__WRITTEN PROBLEM__
Pick every line with "matplotlib" from the material below.

__INFORMATION SHOWN__
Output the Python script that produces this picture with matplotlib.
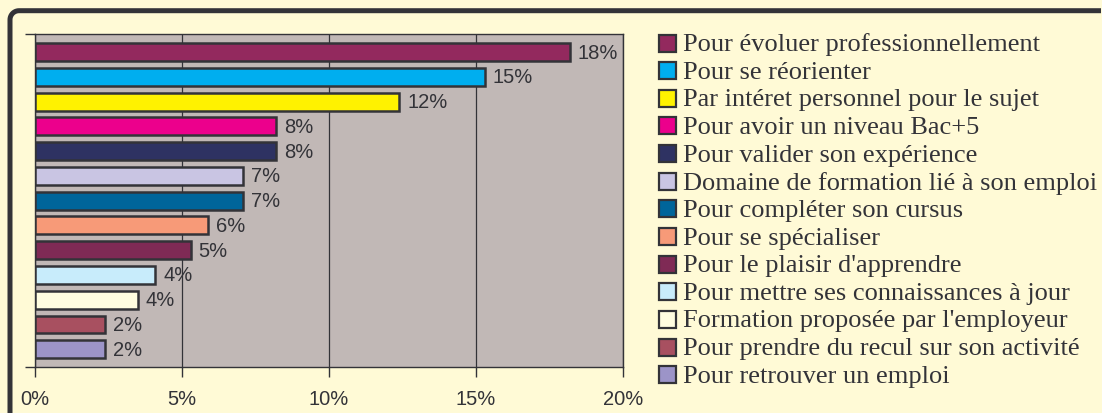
import matplotlib
matplotlib.use("Agg")
import matplotlib.pyplot as plt
from matplotlib.lines import Line2D
from matplotlib.patches import Rectangle
from matplotlib.transforms import IdentityTransform
import numpy as np

categories = [
    "Pour évoluer professionnellement",
    "Pour se réorienter",
    "Par intéret personnel pour le sujet",
    "Pour avoir un niveau Bac+5",
    "Pour valider son expérience",
    "Domaine de formation lié à son emploi",
    "Pour compléter son cursus",
    "Pour se spécialiser",
    "Pour le plaisir d'apprendre",
    "Pour mettre ses connaissances à jour",
    "Formation proposée par l'employeur",
    "Pour prendre du recul sur son activité",
    "Pour retrouver un emploi",
]
values = [18.2, 15.3, 12.4, 8.2, 8.2, 7.1, 7.1, 5.9, 5.3, 4.1, 3.5, 2.4, 2.4]
value_labels = ["18%", "15%", "12%", "8%", "8%", "7%", "7%", "6%", "5%", "4%", "4%", "2%", "2%"]
colors = ["#93295E", "#00AEEF", "#FFF200", "#EC008C", "#2E3262", "#C9C5E3",
          "#00659A", "#F79A78", "#7F2A55", "#C8ECFB", "#FFFDE0", "#A85060", "#9C94C8"]
xticks = [0, 5, 10, 15, 20]
xtick_labels = ["0%", "5%", "10%", "15%", "20%"]

W, H = 1102, 414
fig = plt.figure(figsize=(W / 100, H / 100), dpi=100, facecolor="#FFFAD6")
ax = fig.add_axes([34.7 / W, 1 - 368 / H, (622.7 - 34.7) / W, (368 - 35.3) / H])
ax.set_facecolor("#C1B8B6")

dark = "#333338"
ypos = list(range(len(categories)))
ax.barh(ypos, values, height=0.72, color=colors, edgecolor=dark, linewidth=1.8, zorder=3)
for y, v, lab in zip(ypos, values, value_labels):
    ax.text(v + 0.27, y, lab, va="center", ha="left", fontsize=14.5,
            family="Liberation Sans", color=dark, zorder=4)

ax.set_xlim(0, 20)
ax.set_ylim(12.72, -0.72)
ax.set_xticks(xticks)
ax.set_xticklabels(xtick_labels, fontsize=14.5, family="Liberation Sans", color=dark)
ax.set_yticks([-0.72, 12.72])
ax.set_yticklabels([])
ax.tick_params(axis="x", length=7, width=1, color=dark, pad=9)
ax.tick_params(axis="y", length=7, width=1, color=dark)
ax.xaxis.grid(True, color=dark, linewidth=0.9, zorder=1)
ax.set_axisbelow(True)
for s in ax.spines.values():
    s.set_color(dark)
    s.set_linewidth(1.0)

# legend drawn manually
x_box = 659
y0 = 44
dy = 27.65
for i, (cat, col) in enumerate(zip(categories, colors)):
    yc = y0 + i * dy
    fig.patches.append(Rectangle((x_box, H - yc - 8.5), 17, 17, facecolor=col,
                                 edgecolor=dark, linewidth=1.6,
                                 transform=IdentityTransform(), figure=fig))
    fig.text(683 / W, 1 - (yc + 1) / H, cat, ha="left", va="center", fontsize=19,
             family="Liberation Serif", color=dark)

# outer frame: left and top edges with rounded top-left corner
xl, yt, r = 10.0, H - 11.7, 9.0
theta = np.linspace(np.pi, np.pi / 2, 12)
arc_x = list(xl + r + r * np.cos(theta))
arc_y = list(yt - r + r * np.sin(theta))
fx = [xl] + arc_x + [W - 1]
fy = [0] + arc_y + [yt]
fig.add_artist(Line2D([x / W for x in fx], [y / H for y in fy], color=dark,
                      linewidth=3.6, solid_capstyle="butt", solid_joinstyle="round",
                      transform=fig.transFigure))

fig.savefig("out.png", dpi=100, facecolor=fig.get_facecolor())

__OUTPUT OF THE EXERCISE__
Output the Python script that produces this picture with matplotlib.
import matplotlib
matplotlib.use("Agg")
import matplotlib.pyplot as plt
from matplotlib.lines import Line2D
from matplotlib.patches import Rectangle
from matplotlib.transforms import IdentityTransform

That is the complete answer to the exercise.